Five UK firms have been slapped with a combined £35m ($47m) fine from the competition watchdog for illegally driving up the price of an anti-nausea drug used by the NHS.
The Competitions and Markets Authority (CMA) said the price the NHS paid for prochlorperazine surged from £6.49 to £51.68 per pack of 50 tablets between 2013 and 2017.
Prochlorperazine is used to treat nausea, dizziness and migraines,
The price rise for the drug represented an increase of 700%.
Annual costs for the drug soared from around £2.7m to about £7.5m, even though the number of packs dispensed fell.
The CMA said Alliance Pharmaceuticals, Lexon, Medreich and the former and current owners of Focus broke the law by striking an illegal arrangement to limit supply of the tablets. Focus is now owned by Advanz, and was previously owned by the private equity firm Cinven.
Under the arrangement, Alliance Pharmaceuticals appointed Focus as its distributor, and Lexon and Medreich were paid a share of the profits that Focus earned by selling Alliance’s product. In return, Lexon and Medreich agreed not to compete in the supply of these prochlorperazine tablets in the UK.
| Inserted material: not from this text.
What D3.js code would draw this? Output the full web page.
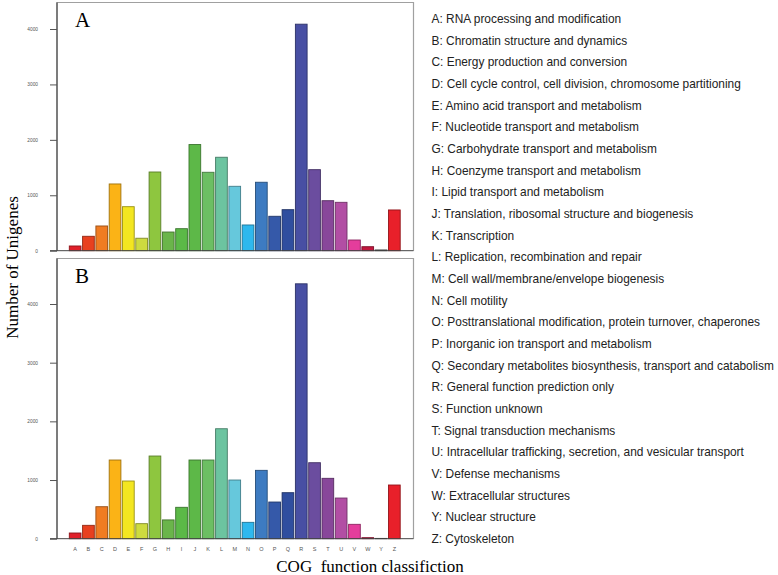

Before entering into this arrangement, Lexon and Medreich had been taking steps to launch their jointly-developed version of prochlorperazine.
The fines were the result of an investigation into the conduct of several pharmaceutical firms. This includes a £7.9m fine for Alliance Pharmaceuticals; a £7.3m fine for Lexon; a £4.6m fine for Medreich; and a fine for Focus of £15.5m, apportioned between Advanz and Cinven.
Medreich’s fine would have been higher, but was reduced by 40% as a result of Medreich being granted leniency in return for admitting its involvement in the infringement and cooperating with the CMA’s investigation, the CMA said.
“The size of the fines reflects the seriousness of this breach. These firms conspired to stifle competition in the supply of this important medication, so that the NHS – the main buyer of the drugs – lost the opportunity for increased choice and lower prices,” Andrea Coscelli, chief executive of the CMA, said.
“While the arrangement was in place, the price increased significantly for a drug that people rely on to manage debilitating nausea, dizziness and migraines.”
It comes after the CMA recently fined pharmaceutical firms more than £260m for competition law breaches, and imposed over £100m of fines for charging unfair and excessive prices for a crucial thyroid drug.
Advanz, Cinven, and Lexon have all previously been issued fines in previous CMA pharmaceutical investigations. In the case of Advanz and Cinven, this is the first time that a company has been fined by the CMA in three separate investigations.